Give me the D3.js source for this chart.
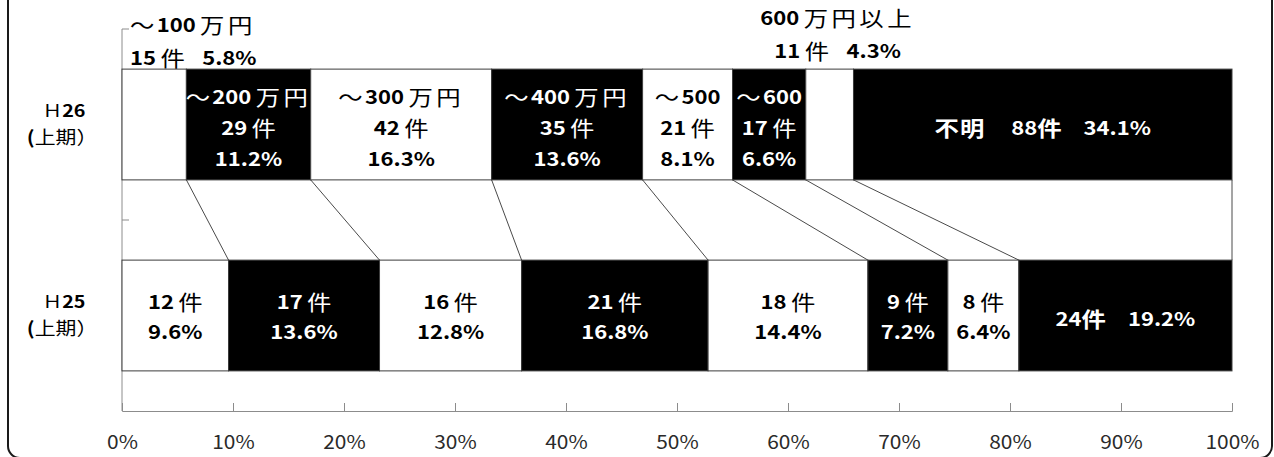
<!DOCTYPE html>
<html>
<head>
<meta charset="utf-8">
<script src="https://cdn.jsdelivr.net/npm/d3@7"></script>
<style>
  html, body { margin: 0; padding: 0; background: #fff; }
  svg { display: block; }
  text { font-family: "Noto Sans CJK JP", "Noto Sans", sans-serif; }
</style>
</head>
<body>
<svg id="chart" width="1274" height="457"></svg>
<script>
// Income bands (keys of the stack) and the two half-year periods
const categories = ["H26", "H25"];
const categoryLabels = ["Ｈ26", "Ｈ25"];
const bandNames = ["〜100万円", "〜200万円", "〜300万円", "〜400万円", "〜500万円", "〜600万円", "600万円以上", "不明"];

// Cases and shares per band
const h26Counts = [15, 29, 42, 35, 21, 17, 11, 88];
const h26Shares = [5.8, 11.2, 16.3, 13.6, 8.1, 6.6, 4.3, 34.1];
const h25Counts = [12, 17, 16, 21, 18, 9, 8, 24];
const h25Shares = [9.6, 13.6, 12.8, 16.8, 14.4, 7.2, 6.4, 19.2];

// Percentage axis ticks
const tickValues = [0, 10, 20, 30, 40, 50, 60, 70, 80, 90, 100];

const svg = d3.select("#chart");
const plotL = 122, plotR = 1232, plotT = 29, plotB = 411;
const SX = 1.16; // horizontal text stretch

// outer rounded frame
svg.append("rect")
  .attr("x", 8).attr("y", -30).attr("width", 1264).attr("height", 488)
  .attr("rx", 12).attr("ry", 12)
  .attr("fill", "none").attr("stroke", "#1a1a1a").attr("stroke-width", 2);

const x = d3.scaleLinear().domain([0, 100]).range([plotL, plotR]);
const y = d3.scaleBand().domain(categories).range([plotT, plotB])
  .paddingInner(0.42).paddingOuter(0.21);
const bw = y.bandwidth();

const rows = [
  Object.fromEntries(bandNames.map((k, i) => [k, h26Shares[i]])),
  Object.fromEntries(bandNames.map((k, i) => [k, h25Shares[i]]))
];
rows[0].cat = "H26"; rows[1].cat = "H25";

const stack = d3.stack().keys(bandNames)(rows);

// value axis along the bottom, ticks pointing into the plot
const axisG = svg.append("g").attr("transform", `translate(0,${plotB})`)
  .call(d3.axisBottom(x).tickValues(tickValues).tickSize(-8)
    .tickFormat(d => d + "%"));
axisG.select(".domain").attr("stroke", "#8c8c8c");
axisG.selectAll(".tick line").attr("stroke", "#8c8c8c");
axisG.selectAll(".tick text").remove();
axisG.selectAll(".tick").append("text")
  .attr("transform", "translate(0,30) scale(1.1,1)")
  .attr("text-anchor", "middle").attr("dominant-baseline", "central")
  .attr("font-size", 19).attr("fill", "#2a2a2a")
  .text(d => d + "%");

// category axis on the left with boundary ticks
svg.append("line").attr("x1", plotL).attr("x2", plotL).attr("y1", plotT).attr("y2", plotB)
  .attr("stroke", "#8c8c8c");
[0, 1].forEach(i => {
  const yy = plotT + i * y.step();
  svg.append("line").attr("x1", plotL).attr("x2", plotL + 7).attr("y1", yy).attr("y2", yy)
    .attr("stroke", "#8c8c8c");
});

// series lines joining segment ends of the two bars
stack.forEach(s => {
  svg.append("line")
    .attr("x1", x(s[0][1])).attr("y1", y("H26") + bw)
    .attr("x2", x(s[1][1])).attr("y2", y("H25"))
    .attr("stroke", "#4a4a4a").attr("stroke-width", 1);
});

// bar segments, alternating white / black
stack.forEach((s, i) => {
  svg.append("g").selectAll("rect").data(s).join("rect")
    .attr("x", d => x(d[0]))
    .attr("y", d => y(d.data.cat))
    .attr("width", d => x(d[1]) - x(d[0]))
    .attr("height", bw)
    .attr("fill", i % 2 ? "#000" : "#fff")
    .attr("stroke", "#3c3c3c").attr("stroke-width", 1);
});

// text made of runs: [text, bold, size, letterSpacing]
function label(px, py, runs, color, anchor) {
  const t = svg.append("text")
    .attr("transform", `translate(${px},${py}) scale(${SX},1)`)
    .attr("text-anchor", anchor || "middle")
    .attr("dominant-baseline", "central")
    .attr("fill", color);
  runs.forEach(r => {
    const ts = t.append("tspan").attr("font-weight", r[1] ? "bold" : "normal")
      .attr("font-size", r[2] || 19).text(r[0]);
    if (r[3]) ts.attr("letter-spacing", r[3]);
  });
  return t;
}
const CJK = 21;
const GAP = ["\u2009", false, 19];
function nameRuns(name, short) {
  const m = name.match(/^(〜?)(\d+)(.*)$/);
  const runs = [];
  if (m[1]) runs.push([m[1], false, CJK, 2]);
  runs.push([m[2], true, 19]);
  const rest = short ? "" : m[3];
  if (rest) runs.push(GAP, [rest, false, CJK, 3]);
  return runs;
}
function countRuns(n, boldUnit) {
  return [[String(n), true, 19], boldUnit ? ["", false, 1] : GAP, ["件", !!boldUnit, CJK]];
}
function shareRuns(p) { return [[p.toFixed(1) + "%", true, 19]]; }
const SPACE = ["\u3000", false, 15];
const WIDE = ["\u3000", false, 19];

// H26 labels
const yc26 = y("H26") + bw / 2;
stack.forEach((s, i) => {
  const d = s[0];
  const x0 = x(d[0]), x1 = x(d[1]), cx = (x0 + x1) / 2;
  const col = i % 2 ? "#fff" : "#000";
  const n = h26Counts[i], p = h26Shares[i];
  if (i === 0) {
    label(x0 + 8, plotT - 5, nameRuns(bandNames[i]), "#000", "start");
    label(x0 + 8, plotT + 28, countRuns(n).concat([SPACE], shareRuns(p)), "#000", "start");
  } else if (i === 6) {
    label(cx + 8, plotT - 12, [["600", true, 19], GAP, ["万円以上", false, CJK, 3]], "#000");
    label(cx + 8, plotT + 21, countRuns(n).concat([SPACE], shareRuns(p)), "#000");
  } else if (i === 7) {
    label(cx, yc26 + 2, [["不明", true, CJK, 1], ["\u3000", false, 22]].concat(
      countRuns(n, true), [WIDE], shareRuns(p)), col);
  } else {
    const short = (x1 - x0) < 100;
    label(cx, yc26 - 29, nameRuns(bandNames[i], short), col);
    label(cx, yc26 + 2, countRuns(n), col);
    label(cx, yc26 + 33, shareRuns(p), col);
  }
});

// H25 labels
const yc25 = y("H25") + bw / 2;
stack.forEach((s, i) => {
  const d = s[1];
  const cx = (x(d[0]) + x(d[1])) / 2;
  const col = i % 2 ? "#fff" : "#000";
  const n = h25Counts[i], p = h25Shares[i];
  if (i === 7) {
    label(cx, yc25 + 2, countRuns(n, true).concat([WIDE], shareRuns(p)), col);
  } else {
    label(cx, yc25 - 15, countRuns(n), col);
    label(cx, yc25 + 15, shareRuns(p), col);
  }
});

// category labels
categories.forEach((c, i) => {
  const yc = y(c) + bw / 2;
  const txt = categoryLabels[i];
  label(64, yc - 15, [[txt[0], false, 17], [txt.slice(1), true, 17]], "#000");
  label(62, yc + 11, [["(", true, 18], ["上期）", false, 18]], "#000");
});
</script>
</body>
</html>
☆ ☆ ☆
[SET PROBLEM] Wherever a line in the data above holds "chart", copy that line.

[REPLY TO THE EXERCISE]
Give me the D3.js source for this chart.
<svg id="chart" width="1274" height="457"></svg>
const svg = d3.select("#chart");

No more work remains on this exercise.